Let’s see how \(\hat{R}\) evolves as we take more and more MCMC steps:

compute_diagnostics_every = 10
rhats = []
for i in range(2, num_samples_per_chain, compute_diagnostics_every):
    rhat = blackjax.diagnostics.potential_scale_reduction(samples[:, :i])
    rhats.append(rhat)
rhats = jnp.array(rhats)

../../_images/da40a21e039c89260606f71974137bd20c62bd2a549189b7b26122f05a4c4e09.svg

This plot suggests that the chains are not converged in the first 100 samples. These are burn-in samples and should be discarded.

Dealing with correlated samples#

Another issue with our samples is that they are correlated. Meaning that the \((i+1)^\text{th}\), \((i+2)^\text{th}\), \(\dots\) samples are not independent from \(i^\text{th}\) sample. If we want approximately independent samples, we need to throw away most samples and only keep every \(n\)-th sample. This is called thinning.

But how many samples should we thin out? The effective sample size (ESS) helps answer this question. Let’s plot ESS as the number of samples increases:

n_effs = []
for i in range(2, num_samples_per_chain, compute_diagnostics_every):
    n_eff = blackjax.diagnostics.effective_sample_size(samples[:, :i])
    n_effs.append(n_eff)
n_effs = jnp.array(n_effs)

../../_images/973139bbf1ca79a85c8eef6b41560b5e25cd4b2d148255c5b20a4cad183a336d.svg

After 400 MCMC steps, we can see how many times we’ve effectively sampled our distribution.

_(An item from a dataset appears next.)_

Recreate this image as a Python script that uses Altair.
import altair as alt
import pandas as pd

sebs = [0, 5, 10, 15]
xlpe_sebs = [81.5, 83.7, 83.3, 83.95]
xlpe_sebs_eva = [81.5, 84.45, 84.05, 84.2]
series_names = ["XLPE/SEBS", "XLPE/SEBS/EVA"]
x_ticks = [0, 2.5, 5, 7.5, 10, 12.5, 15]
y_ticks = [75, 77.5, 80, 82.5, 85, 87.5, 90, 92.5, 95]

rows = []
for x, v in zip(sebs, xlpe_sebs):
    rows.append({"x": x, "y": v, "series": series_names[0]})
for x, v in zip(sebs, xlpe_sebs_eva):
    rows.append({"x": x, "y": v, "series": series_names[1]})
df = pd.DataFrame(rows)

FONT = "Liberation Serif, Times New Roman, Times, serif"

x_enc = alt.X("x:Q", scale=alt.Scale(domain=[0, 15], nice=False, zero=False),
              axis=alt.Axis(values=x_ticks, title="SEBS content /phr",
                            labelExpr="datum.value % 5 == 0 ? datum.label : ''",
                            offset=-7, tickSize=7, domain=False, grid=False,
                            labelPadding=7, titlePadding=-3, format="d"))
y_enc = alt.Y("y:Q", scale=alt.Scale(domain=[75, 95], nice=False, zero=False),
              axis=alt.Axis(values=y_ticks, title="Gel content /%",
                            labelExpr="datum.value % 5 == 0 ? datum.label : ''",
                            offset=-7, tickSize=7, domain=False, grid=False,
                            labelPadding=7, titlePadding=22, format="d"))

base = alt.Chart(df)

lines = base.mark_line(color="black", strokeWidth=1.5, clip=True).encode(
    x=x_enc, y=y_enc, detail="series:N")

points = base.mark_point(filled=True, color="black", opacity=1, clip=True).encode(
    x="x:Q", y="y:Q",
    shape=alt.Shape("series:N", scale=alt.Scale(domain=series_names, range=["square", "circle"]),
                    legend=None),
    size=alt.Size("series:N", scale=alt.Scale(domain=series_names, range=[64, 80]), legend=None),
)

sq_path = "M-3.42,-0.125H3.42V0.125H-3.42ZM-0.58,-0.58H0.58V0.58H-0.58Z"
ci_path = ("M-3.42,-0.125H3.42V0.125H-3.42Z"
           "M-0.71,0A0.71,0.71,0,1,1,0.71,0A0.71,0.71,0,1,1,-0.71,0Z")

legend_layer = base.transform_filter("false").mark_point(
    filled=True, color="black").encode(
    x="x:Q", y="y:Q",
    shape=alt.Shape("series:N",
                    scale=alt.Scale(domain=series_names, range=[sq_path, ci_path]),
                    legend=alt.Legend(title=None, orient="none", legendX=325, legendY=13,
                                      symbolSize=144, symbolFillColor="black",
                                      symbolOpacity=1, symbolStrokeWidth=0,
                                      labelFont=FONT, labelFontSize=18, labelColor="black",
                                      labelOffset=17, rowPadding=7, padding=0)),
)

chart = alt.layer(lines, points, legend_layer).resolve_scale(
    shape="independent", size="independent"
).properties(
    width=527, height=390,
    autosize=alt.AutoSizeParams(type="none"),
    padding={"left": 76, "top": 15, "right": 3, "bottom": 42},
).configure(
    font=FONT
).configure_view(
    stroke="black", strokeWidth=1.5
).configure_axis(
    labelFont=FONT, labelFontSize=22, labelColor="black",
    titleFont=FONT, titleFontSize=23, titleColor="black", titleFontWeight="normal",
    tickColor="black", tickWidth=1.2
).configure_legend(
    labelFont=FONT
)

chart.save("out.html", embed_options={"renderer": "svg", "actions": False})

The ESS tells us by how much we should thin our samples.

Now that we’ve diagnosed our chains, let’s plot the “true” samples (i.e., after thinning and removing burn-in):

# The original shape of the `samples` array is (n_chains, n_samples, n_dim)
burn_in = 100  # Remove first N samples
thin = 4  # Only keep every M samples
true_samples = samples[:, burn_in::thin]

# Concatenate the chains. Final shape is (n_chains * n_true_samples_per_chain, n_dim)
true_samples = true_samples.reshape(-1, 2)

../../_images/a116d54a0e7a9c621294b25fe2db9f19762fbc554106fa16e6f96c03b25e6fdd.svg

Indeed, these do look like samples from the banana distribution. MCMC was successful!

Questions#

Play with the proposal distribution. Change the alpha parameter to make proposal distribution more narrow or wide. How does this affect the evolution of \(\hat{R}\) and ESS?
Try a proposal distribution that is independent of the state \(x\). What happens if this proposal distribution does not cover well the region of high probability in the target distribution?
Play with the starting point. Try starting the chains from points that are farther away from the mode of the distribution (e.g., by modifying the init_state_spread parameter). How does starting from a “bad” point affect the convergence? How can you tell when you’ve started at a “bad” point?